I am not advocating thoughtless, careless parenting, but at some point don’t you just have to trust that God is bigger than your mistakes?  I can’t protect them from every possible danger that can potentially come their way, but I can place my trust in the One who can.

While mothering has been a very pronounced example of how I’ve lived in fear, the truth is I’ve lived afraid of a lot of things.  Afraid that if I didn’t pray and read my Bible every day that I wouldn’t have God’s favor.  Afraid that if I made a mistake God wouldn’t love me, bless me, use me (fill in the blank).  Afraid that as a Christian I wasn’t representing God very well if my life wasn’t perfect (talk about carrying a huge weight – it’s a miracle I can even stand up straight any more).  Afraid that if I wasn’t doing enough for the Lord He might get angry.

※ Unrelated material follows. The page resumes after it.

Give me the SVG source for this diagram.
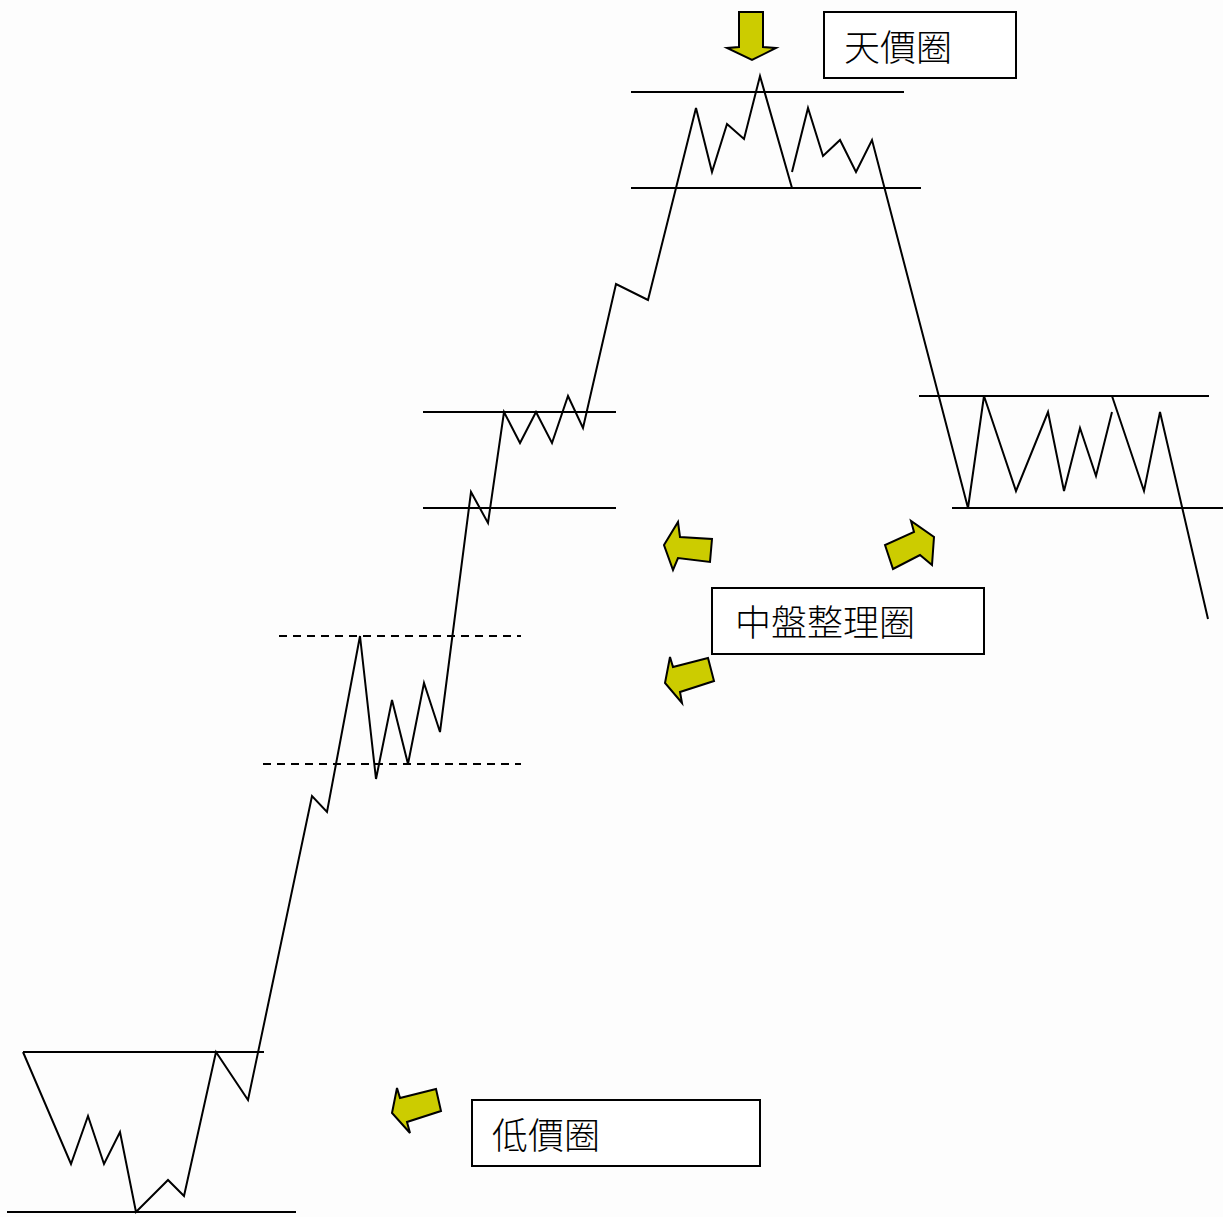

What was I afraid would happen?  The absolute worst, whatever that was.

The apostle John had this to say about fear:

1 John 4:18 (NASB) – “There is no fear in love; but perfect love casts out fear, because fear involves punishment, and the one who fears is not perfected in love.”

John was exactly right.  I had met Perfect Love, but I didn’t really trust Him to be Lord.  I walked around waiting for the other shoe to drop, expecting the punishment I was sure I deserved for all the mistakes I was sure I was making.

But you know how the Lord handles our mistakes?  He confronts them with His love, not His wrath.  Two of the biggest mistake makers in the New Testament, Paul and Peter, prove this.  Paul was actually murdering followers of Christ and was on his way to kill even more when he met Jesus on the road to Damascus and you know what Jesus said to him?

Acts 9:4-6 (NASB) – “… and he fell to the ground and heard a voice saying to him, “Saul, Saul, why are you persecuting Me?”  And he said, “Who are You, Lord?” And He said, “I am
Jesus whom you are persecuting, but get up and enter the
city, and it will be told you what you must do.”

Paul wasn’t even a believer at that point, but Jesus simply confronted him with a question.  A question that immediately revealed to Paul (then Saul) what was in his own heart and who Jesus was.  And then He told Paul what to do.

Then there is Peter.  The disciple who swore his willingness to die for Jesus (John 13) and then turned around and denied even knowing Him that same night (John 18).  Talk about a mistake!  How did Jesus handle it?

John 21:15-17 (NASB)“So when they had finished breakfast, Jesus said to Simon Peter, “Simon, son of John, do you love Me more than these?” He said to Him, “Yes, Lord; You know that I love You.” He said to him, “Tend My lambs.” He said to him again a second time, “Simon, son of John, do you love Me?” He said to Him, “Yes, Lord; You know that I love You.” He said to him, “Shepherd My sheep.” He said to him the third time, “Simon, son of John, do you love Me?” Peter was grieved because He said to him the third time, “Do you love Me?” And he said to Him, “Lord, You know all things; You know that I love You.” Jesus said to him, “Tend My sheep.”

Jesus dealt with his mistake by asking him questions that caused Peter to think and then He gave him instructions.  Just like He did with Paul.  Their mistakes were confronted by Perfect Love, not punishment.

So, all that to say, living in fear is NOT reigning in life, but apparently living loved IS.